START Dataset section
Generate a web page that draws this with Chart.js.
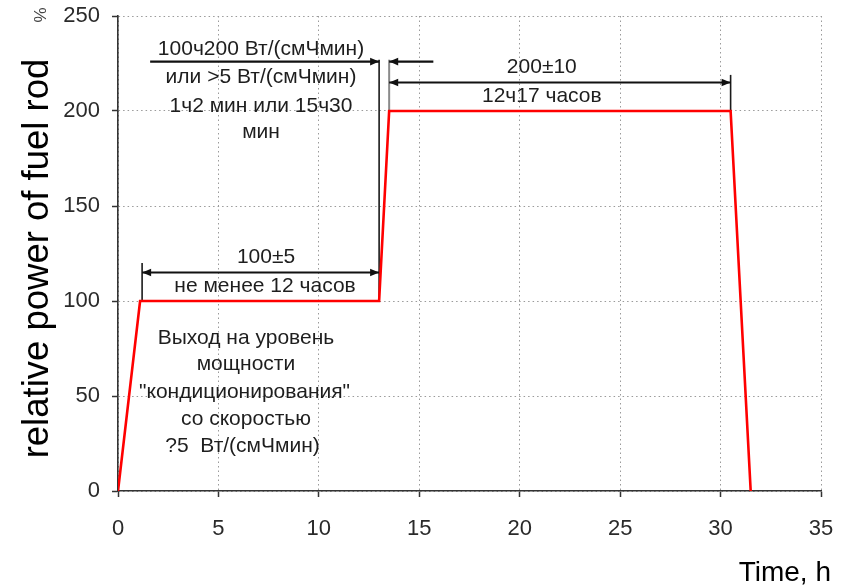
<!DOCTYPE html>
<html>
<head>
<meta charset="utf-8">
<script src="https://cdn.jsdelivr.net/npm/chart.js@4"></script>
<style>
  html, body { margin: 0; padding: 0; background: #fff; }
  #wrap { width: 846px; height: 587px; position: relative; }
</style>
</head>
<body>
<div id="wrap"><canvas id="c" width="846" height="587"></canvas></div>
<script>
// Power history of the fuel rod: time (h) and relative power (%)
const timeH = [0, 1.1, 13, 13.5, 30.5, 31.5];
const powerPct = [0, 100, 100, 200, 200, 0];

const xTicks = [0, 5, 10, 15, 20, 25, 30, 35];
const yTicks = [0, 50, 100, 150, 200, 250];

// Dimension arrows (data units): from x1 to x2 at level y
const arrowX1 = [1.6, 15.7, 13.5, 1.2];
const arrowX2 = [13, 13.5, 30.5, 13];
const arrowY = [226, 226, 215, 115];
const arrowBoth = [false, false, true, true];

// Extension lines (data units)
const extX = [13, 13.5, 30.5, 1.2];
const extY1 = [100, 200, 200, 100];
const extY2 = [227, 227, 219, 120];
const extGray = [false, true, false, false];

// Annotation labels
const noteText = [
  '100ч200 Вт/(смЧмин)',
  'или >5 Вт/(смЧмин)',
  '1ч2 мин или 15ч30',
  'мин',
  '200±10',
  '12ч17 часов',
  '100±5',
  'не менее 12 часов',
  'Выход на уровень',
  'мощности',
  '"кондиционирования"',
  'со скоростью',
  '?5  Вт/(смЧмин)'
];
const noteX = [7.12, 7.12, 7.12, 7.12, 21.1, 21.1, 7.37, 7.32, 6.37, 6.37, 6.3, 6.37, 6.2];
const noteY = [229.5, 214.7, 199.5, 185.8, 220, 204.7, 120, 104.7, 77.4, 63.7, 48.9, 34.7, 20.5];

const FONT = '"Liberation Sans", Arial, sans-serif';

function arrowHead(ctx, x, y, dir) {
  const L = 9, W = 3.8;
  ctx.beginPath();
  ctx.moveTo(x, y);
  ctx.lineTo(x - dir * L, y - W);
  ctx.lineTo(x - dir * L, y + W);
  ctx.closePath();
  ctx.fill();
}

const annotations = {
  id: 'annotations',
  beforeDatasetsDraw(chart) {
    const { ctx, scales: { x, y } } = chart;
    ctx.save();
    // extension lines
    for (let i = 0; i < extX.length; i++) {
      const px = x.getPixelForValue(extX[i]);
      ctx.strokeStyle = extGray[i] ? '#8a8a8a' : '#1a1a1a';
      ctx.lineWidth = extGray[i] ? 2 : 1.6;
      ctx.beginPath();
      ctx.moveTo(px, y.getPixelForValue(extY1[i]));
      ctx.lineTo(px, y.getPixelForValue(extY2[i]));
      ctx.stroke();
    }
    // arrows
    ctx.strokeStyle = '#111';
    ctx.fillStyle = '#111';
    ctx.lineWidth = 2.2;
    for (let i = 0; i < arrowX1.length; i++) {
      const a = x.getPixelForValue(arrowX1[i]);
      const b = x.getPixelForValue(arrowX2[i]);
      const py = y.getPixelForValue(arrowY[i]);
      ctx.beginPath();
      ctx.moveTo(a, py);
      ctx.lineTo(b, py);
      ctx.stroke();
      const dir = b > a ? 1 : -1;
      arrowHead(ctx, b, py, dir);
      if (arrowBoth[i]) arrowHead(ctx, a, py, -dir);
    }
    // labels
    ctx.fillStyle = '#1e1e1e';
    ctx.font = '21px ' + FONT;
    ctx.textAlign = 'center';
    ctx.textBaseline = 'alphabetic';
    for (let i = 0; i < noteText.length; i++) {
      ctx.fillText(noteText[i], x.getPixelForValue(noteX[i]), y.getPixelForValue(noteY[i]));
    }
    ctx.restore();
  },
  afterDraw(chart) {
    const { ctx } = chart;
    ctx.save();
    // y-axis title
    ctx.translate(48, 258.5);
    ctx.rotate(-Math.PI / 2);
    ctx.fillStyle = '#000';
    ctx.font = '36.5px ' + FONT;
    ctx.textAlign = 'center';
    ctx.textBaseline = 'alphabetic';
    ctx.fillText('relative power of fuel rod', 0, 0);
    ctx.restore();

    ctx.save();
    ctx.translate(46, 15);
    ctx.rotate(-Math.PI / 2);
    ctx.fillStyle = '#444';
    ctx.font = '17px ' + FONT;
    ctx.textAlign = 'center';
    ctx.fillText('%', 0, 0);
    ctx.restore();

    ctx.save();
    ctx.fillStyle = '#000';
    ctx.font = '28px ' + FONT;
    ctx.textAlign = 'right';
    ctx.textBaseline = 'alphabetic';
    ctx.fillText('Time, h', 831, 581);
    ctx.restore();
  }
};

const axisCommon = {
  type: 'linear',
  grid: {
    color: '#9a9a9a',
    lineWidth: 1,
    drawTicks: true,
    tickLength: 6,
    tickColor: '#333',
    tickWidth: 1.5,
    tickBorderDash: []
  },
  border: { display: true, color: '#333', width: 1.6, dash: [1.5, 3] },
  ticks: { color: '#2a2a2a', font: { family: FONT, size: 22 } }
};

new Chart(document.getElementById('c'), {
  type: 'scatter',
  data: {
    datasets: [{
      data: timeH.map((t, i) => ({ x: t, y: powerPct[i] })),
      showLine: true,
      borderColor: '#ff0000',
      borderWidth: 2.6,
      pointRadius: 0,
      tension: 0,
      fill: false
    }]
  },
  options: {
    responsive: false,
    animation: false,
    events: [],
    layout: { padding: { left: 0, right: 25, top: 16, bottom: 0 } },
    plugins: { legend: { display: false }, tooltip: { enabled: false } },
    scales: {
      x: Object.assign({}, axisCommon, {
        min: 0, max: 35,
        afterBuildTicks(s) { s.ticks = xTicks.map(v => ({ value: v })); },
        afterFit(s) { s.height = 96; s.paddingLeft = 0; s.paddingRight = 0; },
        ticks: Object.assign({}, axisCommon.ticks, { padding: 19, maxRotation: 0 })
      }),
      y: Object.assign({}, axisCommon, {
        min: 0, max: 250,
        afterBuildTicks(s) { s.ticks = yTicks.map(v => ({ value: v })); },
        afterFit(s) { s.width = 118; s.paddingTop = 0; s.paddingBottom = 0; },
        ticks: Object.assign({}, axisCommon.ticks, { padding: 12 })
      })
    }
  },
  plugins: [annotations]
});
</script>
</body>
</html>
END Dataset section
Copy nothing but the lines from the top of the data down to the line containing "const yTicks = [0, 50, 100, 150, 200, 250];", and leave the pictures out.

Generate a web page that draws this with Chart.js.
<!DOCTYPE html>
<html>
<head>
<meta charset="utf-8">
<script src="https://cdn.jsdelivr.net/npm/chart.js@4"></script>
<style>
  html, body { margin: 0; padding: 0; background: #fff; }
  #wrap { width: 846px; height: 587px; position: relative; }
</style>
</head>
<body>
<div id="wrap"><canvas id="c" width="846" height="587"></canvas></div>
<script>
// Power history of the fuel rod: time (h) and relative power (%)
const timeH = [0, 1.1, 13, 13.5, 30.5, 31.5];
const powerPct = [0, 100, 100, 200, 200, 0];

const xTicks = [0, 5, 10, 15, 20, 25, 30, 35];
const yTicks = [0, 50, 100, 150, 200, 250];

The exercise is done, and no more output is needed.